The Environment and Resources has changed its position on a proposal to turn a disused explosives factory in Dingli into a tourism complex of 14 bungalows, registering no objection to the application as long as measures to lessen the impact of the development are taken.
ERA had previously objected to applications to revive the former factory site, citing the impact of extensive development such projects would have brought into the rural area.
However in a screening report dated March 29, ERA concluded that the new project would not require an Environmental Impact Assessment and that the proposal is “not expected to have any significant impact on the integrity of the habitat, species and the Natura 2000 site as a whole” as long as mitigation measures are implemented.
In its earlier comments on the current application ERA acknowledged that the proposal had been significantly slimmed down on development massing and added that previously built projects on the site should not commit it to future development.
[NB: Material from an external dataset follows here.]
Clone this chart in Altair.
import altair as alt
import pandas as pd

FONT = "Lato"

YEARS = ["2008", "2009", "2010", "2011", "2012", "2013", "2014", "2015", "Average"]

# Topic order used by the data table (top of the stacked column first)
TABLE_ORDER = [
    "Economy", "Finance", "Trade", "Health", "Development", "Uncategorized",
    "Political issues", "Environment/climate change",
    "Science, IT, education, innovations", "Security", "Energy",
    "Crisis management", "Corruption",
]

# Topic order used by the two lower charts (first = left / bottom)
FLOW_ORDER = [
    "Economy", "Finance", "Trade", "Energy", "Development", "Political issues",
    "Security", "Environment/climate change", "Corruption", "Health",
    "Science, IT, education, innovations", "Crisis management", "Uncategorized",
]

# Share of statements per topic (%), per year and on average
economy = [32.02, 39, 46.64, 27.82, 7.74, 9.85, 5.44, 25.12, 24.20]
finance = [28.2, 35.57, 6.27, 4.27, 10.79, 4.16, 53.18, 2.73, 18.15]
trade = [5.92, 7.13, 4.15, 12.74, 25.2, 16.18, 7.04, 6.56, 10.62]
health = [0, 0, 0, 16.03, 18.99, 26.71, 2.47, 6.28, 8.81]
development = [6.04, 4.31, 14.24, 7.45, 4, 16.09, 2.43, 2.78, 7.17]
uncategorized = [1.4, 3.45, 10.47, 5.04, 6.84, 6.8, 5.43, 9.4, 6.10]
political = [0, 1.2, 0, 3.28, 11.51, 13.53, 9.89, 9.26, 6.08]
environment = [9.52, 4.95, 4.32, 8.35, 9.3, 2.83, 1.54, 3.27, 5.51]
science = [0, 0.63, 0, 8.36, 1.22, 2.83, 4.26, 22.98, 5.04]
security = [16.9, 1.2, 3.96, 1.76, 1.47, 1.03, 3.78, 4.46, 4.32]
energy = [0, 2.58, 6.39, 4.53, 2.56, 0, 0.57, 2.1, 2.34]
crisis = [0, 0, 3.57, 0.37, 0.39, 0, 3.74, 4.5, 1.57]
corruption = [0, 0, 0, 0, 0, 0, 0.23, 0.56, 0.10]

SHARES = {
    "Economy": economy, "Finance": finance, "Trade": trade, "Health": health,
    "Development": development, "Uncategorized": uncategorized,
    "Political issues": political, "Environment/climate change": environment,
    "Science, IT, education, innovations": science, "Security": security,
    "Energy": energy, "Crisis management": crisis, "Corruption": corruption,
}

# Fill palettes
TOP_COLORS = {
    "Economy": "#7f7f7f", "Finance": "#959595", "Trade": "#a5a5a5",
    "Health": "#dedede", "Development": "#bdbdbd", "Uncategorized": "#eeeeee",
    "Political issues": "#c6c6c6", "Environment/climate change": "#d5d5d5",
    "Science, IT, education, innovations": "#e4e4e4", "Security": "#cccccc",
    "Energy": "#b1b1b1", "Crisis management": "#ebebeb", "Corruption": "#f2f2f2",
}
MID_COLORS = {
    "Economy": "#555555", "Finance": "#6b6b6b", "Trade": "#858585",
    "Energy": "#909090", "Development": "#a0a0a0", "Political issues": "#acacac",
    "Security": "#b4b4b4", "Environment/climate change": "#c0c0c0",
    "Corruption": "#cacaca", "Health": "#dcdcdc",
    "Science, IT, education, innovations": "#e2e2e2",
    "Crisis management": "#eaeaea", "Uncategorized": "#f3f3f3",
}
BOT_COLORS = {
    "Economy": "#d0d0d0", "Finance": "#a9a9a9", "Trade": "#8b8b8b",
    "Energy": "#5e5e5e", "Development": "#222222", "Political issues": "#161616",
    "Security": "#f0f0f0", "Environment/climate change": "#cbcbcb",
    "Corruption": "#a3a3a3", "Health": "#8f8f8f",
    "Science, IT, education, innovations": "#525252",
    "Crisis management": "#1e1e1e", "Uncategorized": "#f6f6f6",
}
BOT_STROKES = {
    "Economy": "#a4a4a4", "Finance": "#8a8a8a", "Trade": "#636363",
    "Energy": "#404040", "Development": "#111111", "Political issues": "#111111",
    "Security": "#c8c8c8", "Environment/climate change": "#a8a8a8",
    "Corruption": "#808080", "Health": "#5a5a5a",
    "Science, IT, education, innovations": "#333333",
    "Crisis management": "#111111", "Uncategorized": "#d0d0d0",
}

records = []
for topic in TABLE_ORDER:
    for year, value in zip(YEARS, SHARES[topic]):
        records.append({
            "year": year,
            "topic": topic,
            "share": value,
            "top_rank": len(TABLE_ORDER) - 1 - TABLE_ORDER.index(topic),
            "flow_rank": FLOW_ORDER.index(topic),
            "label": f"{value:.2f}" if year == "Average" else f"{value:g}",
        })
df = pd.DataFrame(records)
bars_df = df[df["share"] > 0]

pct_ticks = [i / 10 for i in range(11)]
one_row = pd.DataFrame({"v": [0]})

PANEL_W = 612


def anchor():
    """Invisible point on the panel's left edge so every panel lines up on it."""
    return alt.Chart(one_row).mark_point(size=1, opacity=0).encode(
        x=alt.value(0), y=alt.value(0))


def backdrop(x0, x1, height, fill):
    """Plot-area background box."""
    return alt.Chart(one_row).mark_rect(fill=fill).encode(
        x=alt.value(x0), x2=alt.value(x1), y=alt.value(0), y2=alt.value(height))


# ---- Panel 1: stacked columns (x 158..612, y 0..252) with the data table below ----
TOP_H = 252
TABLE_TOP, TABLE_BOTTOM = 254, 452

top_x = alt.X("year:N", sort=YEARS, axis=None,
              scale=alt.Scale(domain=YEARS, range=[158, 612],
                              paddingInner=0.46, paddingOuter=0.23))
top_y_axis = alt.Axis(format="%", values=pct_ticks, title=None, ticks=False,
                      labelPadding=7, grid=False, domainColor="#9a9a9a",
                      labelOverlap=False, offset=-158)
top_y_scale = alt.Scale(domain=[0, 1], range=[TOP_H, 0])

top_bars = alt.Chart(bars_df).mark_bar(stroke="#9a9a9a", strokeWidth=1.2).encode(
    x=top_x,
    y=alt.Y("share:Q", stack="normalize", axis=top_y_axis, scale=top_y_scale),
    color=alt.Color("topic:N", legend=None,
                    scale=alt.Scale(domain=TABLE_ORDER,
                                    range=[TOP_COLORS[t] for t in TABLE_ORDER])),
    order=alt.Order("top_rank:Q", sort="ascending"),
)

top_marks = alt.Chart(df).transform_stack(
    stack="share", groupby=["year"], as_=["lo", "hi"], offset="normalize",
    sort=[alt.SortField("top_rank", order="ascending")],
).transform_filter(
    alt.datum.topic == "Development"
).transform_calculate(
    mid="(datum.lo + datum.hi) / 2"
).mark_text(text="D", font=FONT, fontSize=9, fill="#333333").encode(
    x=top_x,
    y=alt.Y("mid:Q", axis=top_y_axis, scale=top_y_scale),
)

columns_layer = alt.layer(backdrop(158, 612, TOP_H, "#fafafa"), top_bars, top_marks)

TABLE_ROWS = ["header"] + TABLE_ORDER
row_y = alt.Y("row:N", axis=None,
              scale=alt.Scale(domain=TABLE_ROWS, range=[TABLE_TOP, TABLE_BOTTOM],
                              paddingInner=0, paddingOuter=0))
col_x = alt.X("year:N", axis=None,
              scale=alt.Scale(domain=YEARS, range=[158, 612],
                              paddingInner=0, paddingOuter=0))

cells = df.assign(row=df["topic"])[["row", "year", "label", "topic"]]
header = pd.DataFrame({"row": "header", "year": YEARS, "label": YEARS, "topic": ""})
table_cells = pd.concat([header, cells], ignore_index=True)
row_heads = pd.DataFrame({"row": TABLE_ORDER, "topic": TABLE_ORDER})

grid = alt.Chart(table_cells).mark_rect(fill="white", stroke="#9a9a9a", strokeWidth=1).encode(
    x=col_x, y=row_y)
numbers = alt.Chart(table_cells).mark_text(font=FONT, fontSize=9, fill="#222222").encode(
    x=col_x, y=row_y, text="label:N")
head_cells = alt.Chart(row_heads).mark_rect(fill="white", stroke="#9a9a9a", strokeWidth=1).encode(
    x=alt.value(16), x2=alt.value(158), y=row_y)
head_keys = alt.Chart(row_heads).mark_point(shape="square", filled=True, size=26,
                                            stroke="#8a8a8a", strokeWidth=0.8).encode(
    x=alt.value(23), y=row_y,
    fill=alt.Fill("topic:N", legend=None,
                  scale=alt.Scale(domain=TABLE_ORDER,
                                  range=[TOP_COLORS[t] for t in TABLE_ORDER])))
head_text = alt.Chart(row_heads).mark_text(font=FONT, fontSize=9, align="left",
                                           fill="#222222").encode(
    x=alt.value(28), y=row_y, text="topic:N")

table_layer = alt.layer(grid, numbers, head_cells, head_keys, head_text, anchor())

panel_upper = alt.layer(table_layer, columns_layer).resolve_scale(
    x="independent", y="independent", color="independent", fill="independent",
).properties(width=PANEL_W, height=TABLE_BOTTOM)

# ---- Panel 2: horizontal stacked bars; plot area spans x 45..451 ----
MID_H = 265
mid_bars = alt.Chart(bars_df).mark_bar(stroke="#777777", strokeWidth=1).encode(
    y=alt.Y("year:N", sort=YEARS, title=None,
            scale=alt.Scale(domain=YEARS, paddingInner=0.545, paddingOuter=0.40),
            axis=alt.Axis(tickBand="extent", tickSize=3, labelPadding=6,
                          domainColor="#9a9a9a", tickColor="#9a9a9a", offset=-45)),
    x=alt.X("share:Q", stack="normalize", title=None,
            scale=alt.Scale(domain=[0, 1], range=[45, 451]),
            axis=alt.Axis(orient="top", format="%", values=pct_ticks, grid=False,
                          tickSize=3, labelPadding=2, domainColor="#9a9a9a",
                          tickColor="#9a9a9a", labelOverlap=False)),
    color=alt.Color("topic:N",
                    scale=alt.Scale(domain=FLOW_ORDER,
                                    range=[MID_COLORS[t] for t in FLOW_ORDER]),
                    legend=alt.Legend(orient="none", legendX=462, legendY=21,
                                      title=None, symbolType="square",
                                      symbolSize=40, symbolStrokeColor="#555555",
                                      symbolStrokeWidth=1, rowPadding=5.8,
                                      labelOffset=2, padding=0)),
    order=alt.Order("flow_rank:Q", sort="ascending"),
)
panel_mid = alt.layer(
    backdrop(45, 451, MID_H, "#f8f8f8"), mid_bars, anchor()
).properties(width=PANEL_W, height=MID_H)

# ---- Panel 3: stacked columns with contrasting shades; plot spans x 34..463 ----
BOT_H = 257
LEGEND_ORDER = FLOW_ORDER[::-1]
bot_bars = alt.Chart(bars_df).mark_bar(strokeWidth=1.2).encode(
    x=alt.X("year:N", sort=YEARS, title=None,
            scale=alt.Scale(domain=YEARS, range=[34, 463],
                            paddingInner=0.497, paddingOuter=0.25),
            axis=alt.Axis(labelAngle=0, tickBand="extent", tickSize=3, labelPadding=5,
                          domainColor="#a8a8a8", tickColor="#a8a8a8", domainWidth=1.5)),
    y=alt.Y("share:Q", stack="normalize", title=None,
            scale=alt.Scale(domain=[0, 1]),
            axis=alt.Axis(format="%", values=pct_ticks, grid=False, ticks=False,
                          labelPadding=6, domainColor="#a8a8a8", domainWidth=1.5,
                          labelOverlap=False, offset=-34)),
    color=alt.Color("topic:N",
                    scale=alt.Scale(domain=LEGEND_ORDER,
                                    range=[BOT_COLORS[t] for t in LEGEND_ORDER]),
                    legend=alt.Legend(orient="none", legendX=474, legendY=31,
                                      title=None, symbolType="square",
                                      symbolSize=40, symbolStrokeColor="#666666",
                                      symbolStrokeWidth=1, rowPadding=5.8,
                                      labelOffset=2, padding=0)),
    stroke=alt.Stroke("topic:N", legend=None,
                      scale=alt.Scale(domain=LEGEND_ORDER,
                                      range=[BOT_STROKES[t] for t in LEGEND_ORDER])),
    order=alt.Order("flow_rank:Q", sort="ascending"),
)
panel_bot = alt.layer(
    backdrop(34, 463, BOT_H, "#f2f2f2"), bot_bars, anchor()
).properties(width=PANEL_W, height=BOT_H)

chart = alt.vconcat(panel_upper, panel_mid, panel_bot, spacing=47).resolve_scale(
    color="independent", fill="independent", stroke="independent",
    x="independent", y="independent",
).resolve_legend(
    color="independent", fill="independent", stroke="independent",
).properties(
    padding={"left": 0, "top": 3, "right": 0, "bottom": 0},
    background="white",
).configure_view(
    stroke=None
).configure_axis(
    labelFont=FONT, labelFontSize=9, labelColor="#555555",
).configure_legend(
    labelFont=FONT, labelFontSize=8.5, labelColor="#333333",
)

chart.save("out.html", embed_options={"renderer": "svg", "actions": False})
“ERA acknowledges that the choice of location of particular hazardous developments such as explosives factories may often be constrained by safety considerations and may thus need to be located away from residential areas,” they wrote.
“ERA does not support the principle that such development should serve as a pretext for committing sites for further development, however it notes the current built commitments on site,” the authority wrote in its submissions.
The ERA had expressed overall objection to the eco-spa and resort, “also considering the extensive intensification of development that would have been introduced by these proposals”.
It said that compared to previous applications, the proposed new development has been downsized andis “generally contained within the existing massing”.
The complex proposes the use of some 6,275sqm for the building of 14 bungalows, each with its own swimming pool as well as a management block and ancillary facilities, including a cesspit. The land the former factory lies on is in an area known as il-Qaws and is a designated Natura 2000 site in between L-Irdum ta’ l-Iħfar and Ix-Xagħra tal-Qaws.
The site is also adjacent to another two Natura 2000 sites and falls within a scheduled Area of Ecological Importance as well as an Area of High Landscape Value.